Back in 2014, volunteers from the Ocean Friendly Gardens (OFG) Sub-Committee of the New York City Surfrider Chapter created a 500 square foot bio-swale. It was the first citizen-led bio-swale project, turning a neglected parkway into a beautiful, functional space (read more here). The site needed some weeding, new plants and more mulch. So the Chapter's OFG Progam Lead (and Executive-at-Large), Jason Camhi, organized the maintenance day.
"Bio-swale" is a combination of two elements: "bio" meaning plants and soil, and "swale" meaning a space to retain water. This one absorbs rain waters coming off the nearby cement sidewalk, with the soil filtering pollutants and sponging up water for plants to tap during dry months. Because the storm drain and sewer pipes are combined in NYC, the bio-swale reduces the chances of a combined sewer overflow, i.e., raw sewage dumped into the river. In this case, the river is just a few hundred feet away (in the background of the picture at left).

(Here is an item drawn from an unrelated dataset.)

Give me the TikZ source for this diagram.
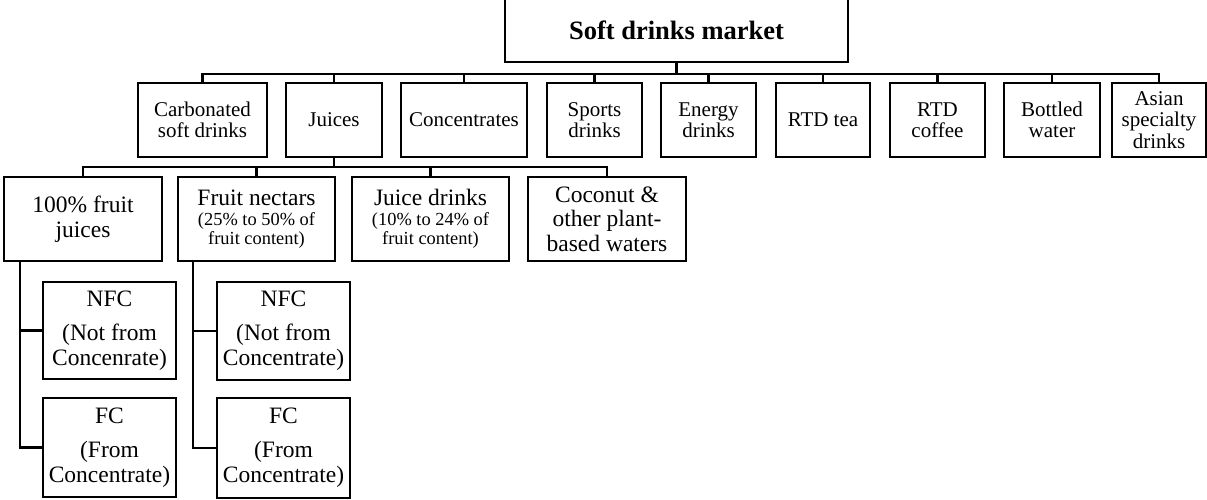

The workday was done on May 27th, and once again, volunteers from Surfrider, Loomstate and Lower East Side Ecology Center got their hands dirty. Surfrider staff John Weber (East Coast Regional Manager) and Matt Gove (Mid-Atlantic Policy Manager) joined in, as well. Now the bioswale is in great shape. They got lots of "thank you’s" from members of the community as they were walking by! Click here to see more pictures in a NYC FB post.
To help inspire others to change their landscapes, Jason created an OFG webpage on the chapter's website (pictured at left). He took the webpage template posted on Chapternet and modified the content to fit NYC.